Though a royal icing mishap in the first round had him worried about his standing, in the end Spokane chef Ricky Webster proved he had what it takes to be crowned the king of Christmas cookies.
On the seventh episode of the Food Network's Christmas Cookie Challenge series, titled "Modern Classics" and which premiered Monday, Nov. 26, Webster went up against four other bakers and cookie decorators — including Amber Stout of Flour & Frosting Spokane — before the judges named him Christmas Cookie Champion, a title that came with a $10,000 grand prize. Webster currently serves as Sysco Spokane's business resource manager and has been professionally baking for two decades.
"The experience was great; it was a wonderful on-set experience," he says. "They really let us communicate and build and foster relationships with other contestants."
Friendly competitive banter between the two Spokane bakers was especially highlighted in the episode's first half, during which the five contestants were tasked with designing cookies that showcased a creative new suit and mode of transport for Santa Claus.
Webster went with an underwater theme, creating a red scuba diving suit and a nautilus-inspired submarine sleigh. His brown sugar cookies were a hit with the show's three judges, Ree Drummond, Vivian Chan and Gesine Prado, but he lost a few marks for not quite perfecting the smoothness of his icing.
"The first round was a little tough," Webster reflects. "I dream big and have these big ideas and scheme and plan, and it stems from having this big imagination as a kid... I had some challenges with the cleanliness and precision to execute and convey exactly what I wanted to."
When it came time for the judges to eliminate two contestants, however, both Webster and Stout — who designed a charming plaid flannel shirt and holiday-themed four wheeler for Ol' Saint Nick — made the cut and moved on to round two.
In that round, the three final competitors were challenged to create a functioning photo frame made of cookies to showcase their own holiday family photos. Webster, drawing on his experience creating a life-size gingerbread house last holiday season inside the lobby of Hotel RL (now the Centennial Hotel), built his frame using spiced gingerbread dough with accents made of pecan sugar cookies.
"After round one I regrouped and thought, when we get the next challenge I need to think about how to maximize my impact I'm going to make without going too far," he says.

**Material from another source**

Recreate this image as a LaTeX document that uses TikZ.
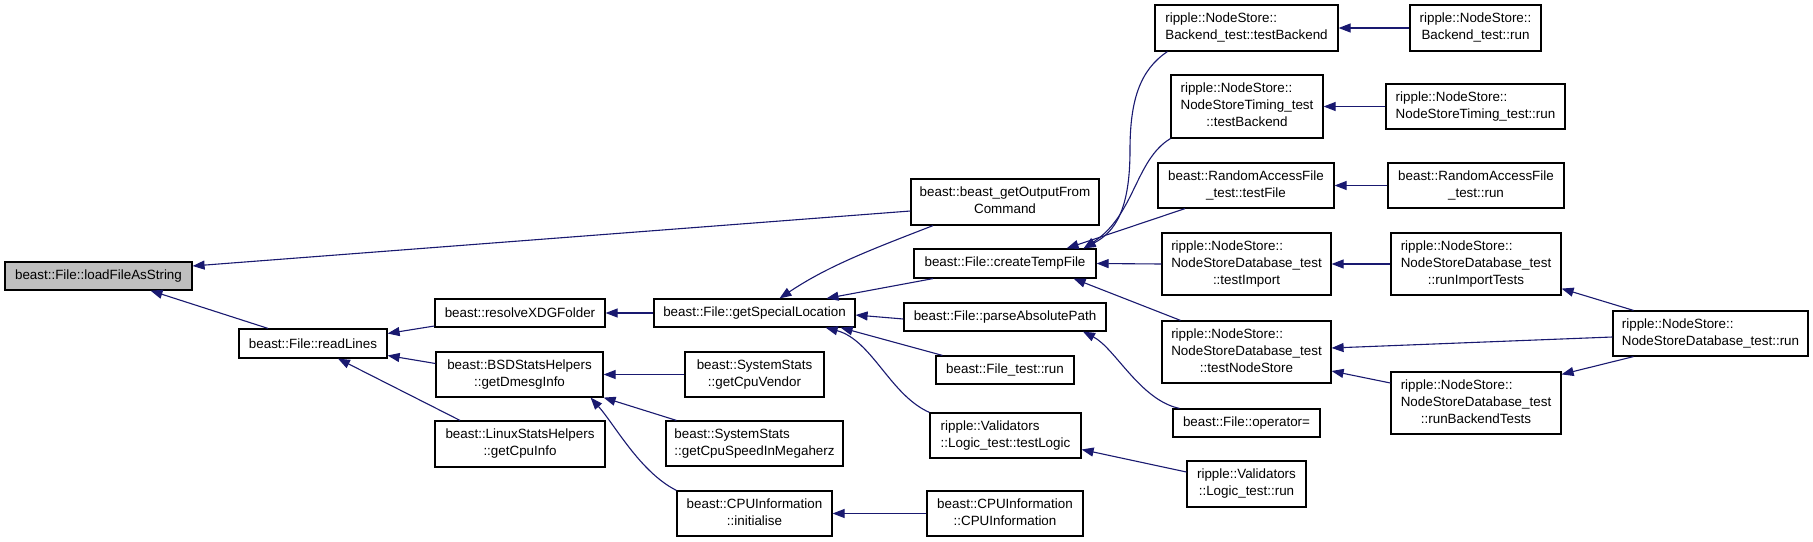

With a border of brightly iced holiday lights and a textured tree, Webster's second design was simple yet precisely executed, and the judges were left convinced of his prowess.
While Webster won't see his prize money for a while still, even though filming took place this summer, he says he might use it to fund a minor kitchen remodel at his Spokane home, or get some fun new cooking gadgets.
And though he can't speak to the results yet, Webster gets another chance to land a hefty prize pool from his second Food Network appearance this season on the new Holiday Gingerbread Showdown. Webster appears on that series on Sunday, Dec. 9 at 9 pm with his Spokane-based baking assistant Megan Gaines, who helped bake and construct last year's life-size gingerbread house.
The positive attention garnered from that project, Webster says, was a big reason the Food Network asked him to appear on both holiday-themed baking series. He hopes his personal love of the holidays stood out, too, both to the network and audiences.
"I have been celebrating Christmas since June. It's my favorite time of the year," Webster says. "I really got to live half my year this year in Christmas land."
The Holiday Gingerbread Showdown pits nine total teams against each other, three per episode, with one winner from each going on to compete in the finals, airing on Dec. 16 at 9 pm. The winner of the finale is awarded a $25,000 grand prize and a feature in Food Network's magazine.
Local supporters will have to tune in next Sunday, Dec. 9, however, to see if Webster and Gaines make the cut.
"I can't stress enough about how excited I am that the city that I relocated to just about two years ago is being represented and showcased," Webster reflects. "It's really exciting to be a part of the food scene here and at such a renaissance time, and I think all these things — whether it be a Food Network [show] or a magazine article about the city — ensure we have a spot on the culinary map."